Somut olayda, kanun yoluna başvurulan yerel mahkemenin davanın kısmen kabul ve kısmen reddine dair verdiği karar 25.04.2017 tarihli olup kural olarak istinaf kanun yoluna tabi ise de, öncesinde 09.10.2013 tarihinde … 1. Asliye Ticaret Mahkemesi’nin 2013/673 Esasına kayıtlı olarak açılan davada 19.06.2014 gün 2014/155 sayılı kararla mahkemenin görevsizliğine, dosyanın … Asliye Hukuk Mahkemesi’ne gönderilmesine karar verilmiş, bu karar temyiz edilmeksizin kesinleşmiştir. Bu haliyle Bölge Adliye Mahkemeleri’nin göreve başlama tarihlerinden önce ilk derece mahkemesince niteliği ne olursa olsun nihai karar verilmiş olmakla, dosyada, esas hakkında verilecek kararlara karşı kesinleşinceye kadar başvurulacak kanun yolunun istinaf değil temyiz kanun yolu olduğu anlaşıldığından, Dairemizin temyiz incelemesi yapmakla görevli ve yetkili olduğundan Bölge Adliye Mahkemesi kararı yok hükmünde olup, kararının kaldırılmasıyla işin esasının incelemesine geçildi.

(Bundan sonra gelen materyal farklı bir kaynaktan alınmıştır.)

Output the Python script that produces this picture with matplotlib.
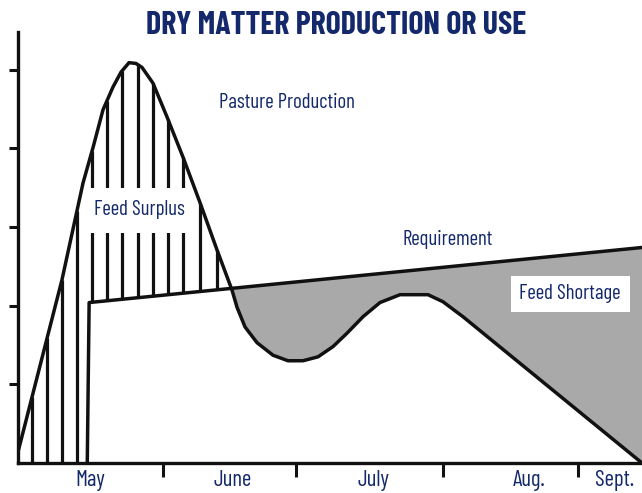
import matplotlib

matplotlib.use("Agg")

import matplotlib.pyplot as plt
import numpy as np
from matplotlib.patches import Rectangle

# x: position in the grazing season (0 = start of May, 100 = early Sept.)
# y: dry matter, relative units
prod_x = [0.0, 7.05, 10.42, 12.02, 13.62, 15.22, 16.51, 17.79, 18.91, 19.87,
          21.63, 23.88, 26.44, 29.17, 31.89, 34.29, 35.10, 36.38, 38.30, 40.87,
          43.27, 45.67, 48.08, 50.48, 52.72, 55.29, 58.01, 61.22, 65.71, 68.11,
          71.31, 100.0]
prod_y = [0.14, 2.33, 3.56, 4.01, 4.49, 4.78, 4.97, 5.09, 5.08, 5.03,
          4.83, 4.40, 3.89, 3.31, 2.71, 2.20, 1.98, 1.73, 1.53, 1.37,
          1.30, 1.30, 1.35, 1.48, 1.65, 1.86, 2.04, 2.14, 2.14, 2.05,
          1.86, 0.0]

req_x = [11.1, 11.4, 100.0]
req_y = [0.0, 2.04, 2.74]

hatch_x = [2.24, 4.65, 7.05, 9.46, 11.86, 14.26, 16.67, 19.23, 21.63,
           24.04, 26.44, 29.17, 31.89]

month_edges = [23.24, 44.55, 68.11, 89.74]
month_labels = ["May", "June", "July", "Aug.", "Sept."]
month_label_x = [11.54, 34.46, 56.89, 81.89, 95.67]
dm_ticks = [1, 2, 3, 4, 5]

NAVY = "#14296b"
GREY = "#a9a9a9"
INK = "#111111"
FONT = ["Barlow Condensed", "DejaVu Sans"]

plt.rcParams["font.family"] = FONT

fig = plt.figure(figsize=(6.42, 4.93), dpi=100)
ax = fig.add_axes([18 / 642, 30 / 493, 624 / 642, 431 / 493])

prod_x = np.array(prod_x)
prod_y = np.array(prod_y)

# feed shortage: requirement above production after the crossing
mask = prod_x >= 34.29
sx = prod_x[mask]
ax.fill_between(sx, prod_y[mask], np.interp(sx, req_x, req_y),
                color=GREY, lw=0, zorder=1)

# feed surplus hatching
for hx in hatch_x:
    lo = 0.0 if hx < req_x[1] else np.interp(hx, req_x, req_y)
    hi = np.interp(hx, prod_x, prod_y)
    ax.plot([hx, hx], [lo, hi], color=INK, lw=2.3, solid_capstyle="butt", zorder=2)

ax.add_patch(Rectangle((10.7, 2.93), 17.2, 0.57, facecolor="white",
                       edgecolor="none", zorder=3))

ax.plot(prod_x, prod_y, color=INK, lw=2.5, solid_joinstyle="round", zorder=4)
ax.plot(req_x, req_y, color=INK, lw=2.5, solid_joinstyle="round", zorder=4)

ax.set_xlim(0, 100)
ax.set_ylim(0, 5.48)

for side in ("top", "right"):
    ax.spines[side].set_visible(False)
for side in ("left", "bottom"):
    ax.spines[side].set_linewidth(2.4)
    ax.spines[side].set_color(INK)

ax.set_yticks(dm_ticks)
ax.set_yticklabels([])
ax.tick_params(axis="y", direction="out", length=6.5, width=2.2, color=INK)

ax.set_xticks(month_edges)
ax.set_xticklabels([])
ax.set_xticks(month_label_x, minor=True)
ax.set_xticklabels(month_labels, minor=True)
ax.tick_params(axis="x", which="major", direction="out", length=10, width=2.2, color=INK)
ax.tick_params(axis="x", which="minor", length=0, pad=5, labelsize=16.5, labelcolor=NAVY)

ax.text(43.1, 4.58, "Pasture Production", ha="center", va="center",
        fontsize=15, color=NAVY, zorder=5)
ax.text(19.4, 3.22, "Feed Surplus", ha="center", va="center",
        fontsize=15, color=NAVY, zorder=5)
ax.text(68.9, 2.84, "Requirement", ha="center", va="center",
        fontsize=15, color=NAVY, zorder=5)
ax.text(88.5, 2.15, "Feed Shortage", ha="center", va="center",
        fontsize=15, color=NAVY, zorder=5,
        bbox=dict(boxstyle="square,pad=0.42", facecolor="white", edgecolor="none"))

fig.text(336 / 642, 1 - 25 / 493, "DRY MATTER PRODUCTION OR USE", ha="center",
         va="center", fontsize=23, fontweight="bold", color=NAVY)

fig.savefig("out.png", dpi=100)
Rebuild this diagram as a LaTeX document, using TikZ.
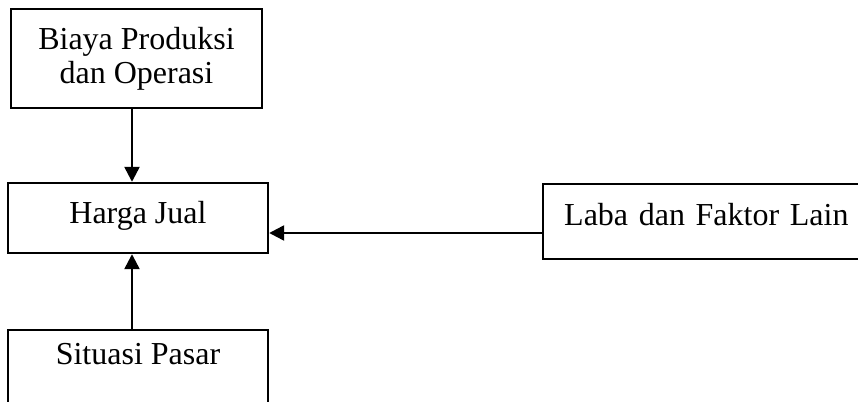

Dosyadaki yazılara, kararın dayandığı delillerle yasaya uygun gerektirici nedenlere ve özellikle delillerin takdirinde bir isabetsizlik bulunmamasına tarafların tüm temyiz itirazlarının reddiyle usul ve yasaya uygun olan hükmün ONANMASINA, aşağıda yazılı bakiye 103,90 TL temyiz ilam harcının temyiz eden davacıdan, bakiye 6.069,70 TL temyiz ilam harcının temyiz eden davalıdan alınmasına, karara karşı tebliğ tarihinden itibaren 15 gün içinde karar düzeltme isteminde bulunulabileceğine 21.02.2019 gününde oybirliğiyle karar verildi.